Biodroid, I noticed that the movies you've mentioned are mostly based around action sequences, heart pumping chase scenes, and lots of fast paced action. If you're seeking something in a book which conveys all of those essential components, then why not try The Secret Histories series, by Simon R. Green. The first book of which is: The Man With the Golden Torc. I'm certain you won't be disappointed.
 
Scriptwriters should write scripts that make the best use of the advantages of their medium.

Novelists should write manuscripts that make the best use of the advantages of theirs.

That way, we have two entirely different types of storytelling to enjoy, instead of just one if either were to try and imitate the other.
 
That way, we have two entirely different types of storytelling to enjoy, instead of just one if either were to try and imitate the other.

The best way to have a bad movie is to imitate the book, even a very well wtiten book.
A movie is a puzzle of images and dialogs, it is scarce in depth and nuances but visually rich and must have its own life separated from the book. Will let you guess and never gives you a full interpretation. A book is missing in visual scenry but it compensates in ideas and facts. Two pages can have more philosophy than a whole movie.
 
When you write a screenplay, you are more limited. You can't write endless swatches of dialogue that unfold in "real time." You have to tell a story in a couple of hours or so. I don't think much of most movies. But I avoid most recent science fiction books, which feature word-processing-enabled profuseness of dialogue, and are apt to spin a story out for hundreds of pages. Funny thing, two or three hundred was enough for early and best (I gather) Heinlein, Asimov, Clarke, Dick, Le Guin, and others..... and often a short story or novella was plenty...
 
Moggle - about 3 or 4. Currently reading The Forge of God which is good so far.

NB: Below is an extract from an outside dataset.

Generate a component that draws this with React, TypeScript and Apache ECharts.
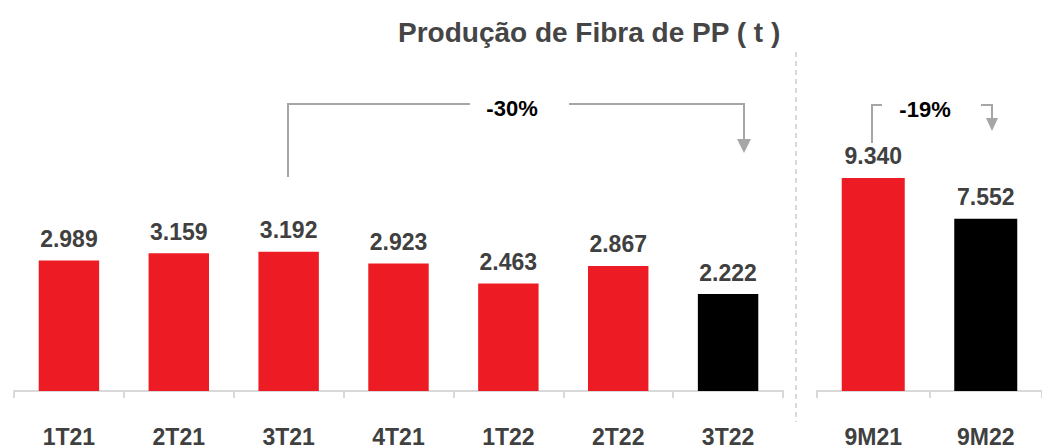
import React, { useEffect, useRef } from "react";
import * as echarts from "echarts";

const quarterCategories = ["1T21", "2T21", "3T21", "4T21", "1T22", "2T22", "3T22"];
const quarterValues = [2989, 3159, 3192, 2923, 2463, 2867, 2222];
const quarterColors = ["#ED1C24", "#ED1C24", "#ED1C24", "#ED1C24", "#ED1C24", "#ED1C24", "#000000"];

const ytdCategories = ["9M21", "9M22"];
const ytdValues = [9340, 7552];
const ytdColors = ["#ED1C24", "#000000"];

const titleText = "Produção de Fibra de PP ( t )";
const quarterChange = "-30%";
const ytdChange = "-19%";

const FONT = "'Liberation Sans', Arial, Helvetica, sans-serif";
const TEXT = "#404040";
const AXIS = "#d9d9d9";
const ARROW = "#a6a6a6";

function fmt(v: number): string {
  const th = Math.floor(v / 1000);
  const rest = String(v % 1000).padStart(3, "0");
  return th > 0 ? `${th}.${rest}` : String(v);
}

export default function App() {
  const ref = useRef<HTMLDivElement>(null);

  useEffect(() => {
    if (!ref.current) return;
    const chart = echarts.init(ref.current, undefined, { renderer: "svg" });

    const catAxis = (idx: number, data: string[]) => ({
      type: "category",
      gridIndex: idx,
      data,
      boundaryGap: true,
      axisLine: { show: true, lineStyle: { color: AXIS, width: 2 } },
      axisTick: { show: true, length: 7, lineStyle: { color: AXIS, width: 2 } },
      axisLabel: {
        color: TEXT,
        fontSize: 23,
        fontWeight: "bold",
        fontFamily: FONT,
        margin: 34,
        interval: 0,
      },
    });

    const valLabel = {
      show: true,
      position: "top",
      distance: 10,
      color: TEXT,
      fontSize: 23,
      fontWeight: "bold",
      fontFamily: FONT,
      formatter: (p: any) => fmt(p.value),
    };

    const arrowLine = { stroke: ARROW, lineWidth: 2, fill: "none" };

    chart.setOption({
      animation: false,
      title: {
        text: titleText,
        left: 393,
        top: 13,
        textStyle: { color: "#454545", fontSize: 28, fontWeight: "bold", fontFamily: FONT },
      },
      grid: [
        { left: 14, width: 769, top: 42, bottom: 56, containLabel: false },
        { left: 817, width: 234, top: 42, bottom: 56, containLabel: false },
      ],
      xAxis: [catAxis(0, quarterCategories), catAxis(1, ytdCategories)],
      yAxis: [
        { type: "value", gridIndex: 0, min: 0, max: 8000, show: false, splitLine: { show: false } },
        { type: "value", gridIndex: 1, min: 0, max: 15300, show: false, splitLine: { show: false } },
      ],
      series: [
        {
          type: "bar",
          xAxisIndex: 0,
          yAxisIndex: 0,
          barWidth: "55%",
          data: quarterValues.map((v, i) => ({ value: v, itemStyle: { color: quarterColors[i] } })),
          label: valLabel,
        },
        {
          type: "bar",
          xAxisIndex: 1,
          yAxisIndex: 1,
          barWidth: "56%",
          data: ytdValues.map((v, i) => ({ value: v, itemStyle: { color: ytdColors[i] } })),
          label: valLabel,
        },
      ],
      graphic: [
        {
          type: "line",
          shape: { x1: 796, y1: 52, x2: 796, y2: 422 },
          style: { stroke: AXIS, lineWidth: 2, lineDash: [5, 4] },
        },
        {
          type: "polyline",
          shape: { points: [[288, 177], [288, 104], [470, 104]] },
          style: arrowLine,
        },
        {
          type: "polyline",
          shape: { points: [[569, 104], [744, 104], [744, 140]] },
          style: arrowLine,
        },
        {
          type: "polygon",
          shape: { points: [[737, 139], [751, 139], [744, 153]] },
          style: { fill: ARROW },
        },
        {
          type: "text",
          x: 512,
          y: 108,
          style: {
            text: quarterChange,
            fill: "#000000",
            font: `bold 22px ${FONT}`,
            align: "center",
            verticalAlign: "middle",
          },
        },
        {
          type: "polyline",
          shape: { points: [[872, 143], [872, 105], [882, 105]] },
          style: arrowLine,
        },
        {
          type: "polyline",
          shape: { points: [[981, 105], [992, 105], [992, 119]] },
          style: arrowLine,
        },
        {
          type: "polygon",
          shape: { points: [[986, 118], [998, 118], [992, 131]] },
          style: { fill: ARROW },
        },
        {
          type: "text",
          x: 925,
          y: 109,
          style: {
            text: ytdChange,
            fill: "#000000",
            font: `bold 22px ${FONT}`,
            align: "center",
            verticalAlign: "middle",
          },
        },
      ],
    });

    return () => chart.dispose();
  }, []);

  return (
    <div
      ref={ref}
      style={{ position: "fixed", left: 0, top: 0, width: 1042, height: 448, background: "#ffffff" }}
    />
  );
}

You really need to read alot more SFF before you can judge the genre. Three or four books is essentially nothing. I actually started reading SFF because I couldn't find good scifi and fantasy films and tv shows to watch. Eventually, I just gave up and started reading, and haven't looked back.
 
There's also the fact that a good many of the better SFF movies WERE SFF books. The first coming to mind is Harry Potter, but there's also Total Recall and then Blade Runner, Jurassic Park, Hitchhiker's Guide, Dune...the list goes on.

And then there's stuff like Avatar. Visually, most critics rate it among the best, if not THE best movie ever made. As a book, however, I honestly doubt it would even be publishable by any major house
 
And to complete the set as 'twere - there is SFF that started on TV and now also has spin-off books (some are great, some are not).

Star Trek
Star Wars
Dr Who
Babylon 5

Music - done very well, music can enhance the mood of a film or a programme and have me wishing there was a way to do that in a book. (I think the best use of music in the sound track ever is the series "Life" with Damian Lewis. Not sf but very well worth watching.)
And then there is music plastered over everything making it hard to hear the dialogue in which case books win hands down. :)
 
Speaking of music....

I'm a great lover of piano transcriptions of orchestral works (and vice versa). The best transcriptions tend to have one thing in common: they recreate the original, and entirely in terms of the new medium. Sometimes one hears a passage that seems to completely encapsulate the spirit of the original, but often the notes aren't the same, e.g. different musical lines appearing at different pitches; chords replaced with arpeggios; however, it works because the overall effect highlights what the listener thought they heard in the original.

For all the limitations of the human hand, a piano can better capture music originally written for a full orchestra than a film can capture a book. Books and films are completely different, particularly where the resources of each are used to the full: striking images** in film; capturing the soul of a character in books. (Rather than a piano "capturing" an orchestra, think of a piano "capturing" a painting.)

This is why, as has been said above, strict one-to-one adaptations (i.e. with no deviations from the original source) rarely work. Just one example: film is linear and individual scenes almost always move through time at normal speed. (Slow motion and speeded-up motion call attention to themselves in film). In a book one can play with the speed that time passes; and if one is skilled at this, the reader may not consciously notice that one or two seconds have been spread across two or more paragraphs.



** - I know it's often said that the special effects in books (or on the radio) are better than what cgi can produce, but that's not really the point, which is that an original striking image is hard to beat, and impossible to capture in words.